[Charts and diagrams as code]
________________________________________
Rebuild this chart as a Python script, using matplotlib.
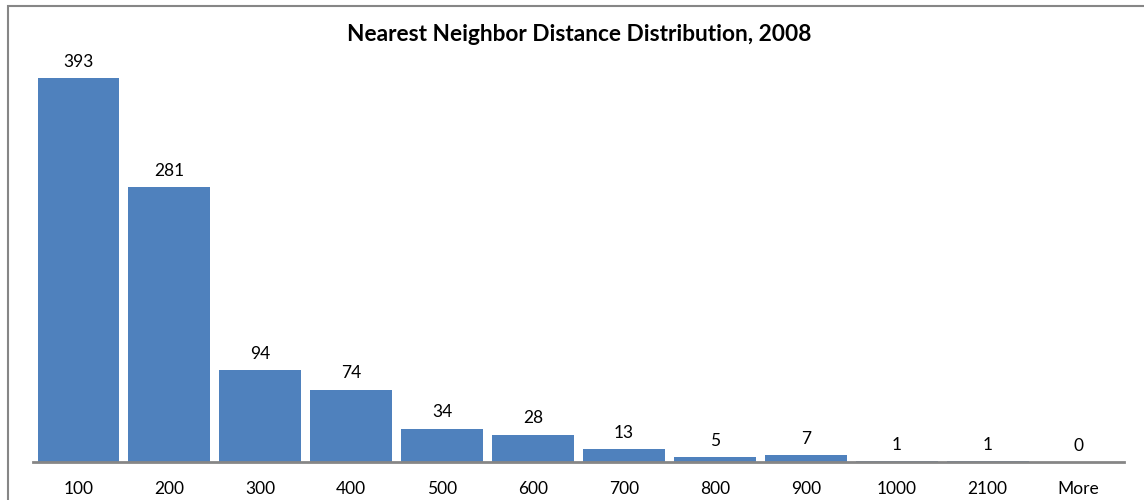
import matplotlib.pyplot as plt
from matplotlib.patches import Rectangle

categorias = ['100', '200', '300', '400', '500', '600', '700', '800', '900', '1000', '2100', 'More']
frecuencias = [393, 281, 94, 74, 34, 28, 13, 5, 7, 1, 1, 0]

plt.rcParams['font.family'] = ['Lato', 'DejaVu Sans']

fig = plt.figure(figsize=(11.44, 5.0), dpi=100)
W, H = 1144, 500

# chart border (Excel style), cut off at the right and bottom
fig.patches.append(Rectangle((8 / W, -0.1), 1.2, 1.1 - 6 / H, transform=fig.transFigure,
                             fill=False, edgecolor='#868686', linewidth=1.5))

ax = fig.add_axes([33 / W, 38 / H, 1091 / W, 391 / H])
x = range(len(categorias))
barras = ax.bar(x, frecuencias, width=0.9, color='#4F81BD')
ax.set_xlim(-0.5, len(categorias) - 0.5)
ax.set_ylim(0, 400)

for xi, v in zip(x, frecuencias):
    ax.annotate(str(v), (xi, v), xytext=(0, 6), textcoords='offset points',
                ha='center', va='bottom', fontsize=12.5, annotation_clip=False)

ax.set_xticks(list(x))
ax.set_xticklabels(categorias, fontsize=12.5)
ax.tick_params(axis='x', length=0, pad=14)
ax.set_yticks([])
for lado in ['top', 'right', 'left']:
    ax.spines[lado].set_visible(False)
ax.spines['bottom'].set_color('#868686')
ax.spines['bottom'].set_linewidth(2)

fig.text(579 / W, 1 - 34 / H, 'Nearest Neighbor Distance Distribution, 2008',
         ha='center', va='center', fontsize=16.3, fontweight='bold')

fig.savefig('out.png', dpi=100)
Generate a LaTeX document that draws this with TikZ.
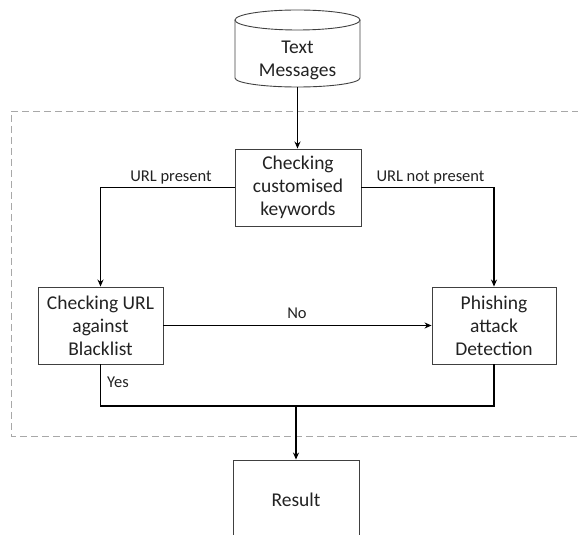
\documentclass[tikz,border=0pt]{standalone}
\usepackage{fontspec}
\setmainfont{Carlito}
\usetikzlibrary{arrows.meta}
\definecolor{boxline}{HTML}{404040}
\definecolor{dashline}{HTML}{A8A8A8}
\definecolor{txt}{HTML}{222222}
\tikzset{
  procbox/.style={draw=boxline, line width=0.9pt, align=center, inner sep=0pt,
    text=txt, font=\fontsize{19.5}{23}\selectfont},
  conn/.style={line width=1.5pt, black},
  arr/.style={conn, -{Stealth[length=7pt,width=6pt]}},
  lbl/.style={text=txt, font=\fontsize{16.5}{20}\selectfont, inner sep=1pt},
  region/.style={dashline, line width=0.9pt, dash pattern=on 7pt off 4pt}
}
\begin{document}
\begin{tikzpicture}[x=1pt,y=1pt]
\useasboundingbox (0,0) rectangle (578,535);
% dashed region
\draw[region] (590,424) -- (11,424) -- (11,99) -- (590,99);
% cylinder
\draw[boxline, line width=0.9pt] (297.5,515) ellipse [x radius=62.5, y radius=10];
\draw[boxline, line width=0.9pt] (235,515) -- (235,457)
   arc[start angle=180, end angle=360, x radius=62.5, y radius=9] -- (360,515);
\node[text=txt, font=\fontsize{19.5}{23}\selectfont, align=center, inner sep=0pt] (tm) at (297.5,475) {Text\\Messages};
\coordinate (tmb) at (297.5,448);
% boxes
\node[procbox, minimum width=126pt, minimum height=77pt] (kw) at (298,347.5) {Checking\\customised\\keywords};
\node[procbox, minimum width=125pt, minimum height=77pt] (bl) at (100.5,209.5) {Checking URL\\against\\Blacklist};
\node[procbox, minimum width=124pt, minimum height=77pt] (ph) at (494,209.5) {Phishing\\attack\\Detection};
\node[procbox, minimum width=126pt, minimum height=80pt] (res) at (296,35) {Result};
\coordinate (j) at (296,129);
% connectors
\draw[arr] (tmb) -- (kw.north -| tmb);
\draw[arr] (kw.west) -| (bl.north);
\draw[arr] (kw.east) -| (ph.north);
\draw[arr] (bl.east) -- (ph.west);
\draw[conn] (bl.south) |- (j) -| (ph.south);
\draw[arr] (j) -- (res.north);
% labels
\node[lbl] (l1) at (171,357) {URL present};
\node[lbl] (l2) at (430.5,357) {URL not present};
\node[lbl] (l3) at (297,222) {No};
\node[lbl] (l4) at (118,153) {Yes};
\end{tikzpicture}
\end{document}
________________________________________
The exercise:
Write out the material above once more, exactly as it reads, with no pictures.

Completed task:
Rebuild this chart as a Python script, using matplotlib.
import matplotlib.pyplot as plt
from matplotlib.patches import Rectangle

categorias = ['100', '200', '300', '400', '500', '600', '700', '800', '900', '1000', '2100', 'More']
frecuencias = [393, 281, 94, 74, 34, 28, 13, 5, 7, 1, 1, 0]

plt.rcParams['font.family'] = ['Lato', 'DejaVu Sans']

fig = plt.figure(figsize=(11.44, 5.0), dpi=100)
W, H = 1144, 500

# chart border (Excel style), cut off at the right and bottom
fig.patches.append(Rectangle((8 / W, -0.1), 1.2, 1.1 - 6 / H, transform=fig.transFigure,
                             fill=False, edgecolor='#868686', linewidth=1.5))

ax = fig.add_axes([33 / W, 38 / H, 1091 / W, 391 / H])
x = range(len(categorias))
barras = ax.bar(x, frecuencias, width=0.9, color='#4F81BD')
ax.set_xlim(-0.5, len(categorias) - 0.5)
ax.set_ylim(0, 400)

for xi, v in zip(x, frecuencias):
    ax.annotate(str(v), (xi, v), xytext=(0, 6), textcoords='offset points',
                ha='center', va='bottom', fontsize=12.5, annotation_clip=False)

ax.set_xticks(list(x))
ax.set_xticklabels(categorias, fontsize=12.5)
ax.tick_params(axis='x', length=0, pad=14)
ax.set_yticks([])
for lado in ['top', 'right', 'left']:
    ax.spines[lado].set_visible(False)
ax.spines['bottom'].set_color('#868686')
ax.spines['bottom'].set_linewidth(2)

fig.text(579 / W, 1 - 34 / H, 'Nearest Neighbor Distance Distribution, 2008',
         ha='center', va='center', fontsize=16.3, fontweight='bold')

fig.savefig('out.png', dpi=100)
Generate a LaTeX document that draws this with TikZ.
\documentclass[tikz,border=0pt]{standalone}
\usepackage{fontspec}
\setmainfont{Carlito}
\usetikzlibrary{arrows.meta}
\definecolor{boxline}{HTML}{404040}
\definecolor{dashline}{HTML}{A8A8A8}
\definecolor{txt}{HTML}{222222}
\tikzset{
  procbox/.style={draw=boxline, line width=0.9pt, align=center, inner sep=0pt,
    text=txt, font=\fontsize{19.5}{23}\selectfont},
  conn/.style={line width=1.5pt, black},
  arr/.style={conn, -{Stealth[length=7pt,width=6pt]}},
  lbl/.style={text=txt, font=\fontsize{16.5}{20}\selectfont, inner sep=1pt},
  region/.style={dashline, line width=0.9pt, dash pattern=on 7pt off 4pt}
}
\begin{document}
\begin{tikzpicture}[x=1pt,y=1pt]
\useasboundingbox (0,0) rectangle (578,535);
% dashed region
\draw[region] (590,424) -- (11,424) -- (11,99) -- (590,99);
% cylinder
\draw[boxline, line width=0.9pt] (297.5,515) ellipse [x radius=62.5, y radius=10];
\draw[boxline, line width=0.9pt] (235,515) -- (235,457)
   arc[start angle=180, end angle=360, x radius=62.5, y radius=9] -- (360,515);
\node[text=txt, font=\fontsize{19.5}{23}\selectfont, align=center, inner sep=0pt] (tm) at (297.5,475) {Text\\Messages};
\coordinate (tmb) at (297.5,448);
% boxes
\node[procbox, minimum width=126pt, minimum height=77pt] (kw) at (298,347.5) {Checking\\customised\\keywords};
\node[procbox, minimum width=125pt, minimum height=77pt] (bl) at (100.5,209.5) {Checking URL\\against\\Blacklist};
\node[procbox, minimum width=124pt, minimum height=77pt] (ph) at (494,209.5) {Phishing\\attack\\Detection};
\node[procbox, minimum width=126pt, minimum height=80pt] (res) at (296,35) {Result};
\coordinate (j) at (296,129);
% connectors
\draw[arr] (tmb) -- (kw.north -| tmb);
\draw[arr] (kw.west) -| (bl.north);
\draw[arr] (kw.east) -| (ph.north);
\draw[arr] (bl.east) -- (ph.west);
\draw[conn] (bl.south) |- (j) -| (ph.south);
\draw[arr] (j) -- (res.north);
% labels
\node[lbl] (l1) at (171,357) {URL present};
\node[lbl] (l2) at (430.5,357) {URL not present};
\node[lbl] (l3) at (297,222) {No};
\node[lbl] (l4) at (118,153) {Yes};
\end{tikzpicture}
\end{document}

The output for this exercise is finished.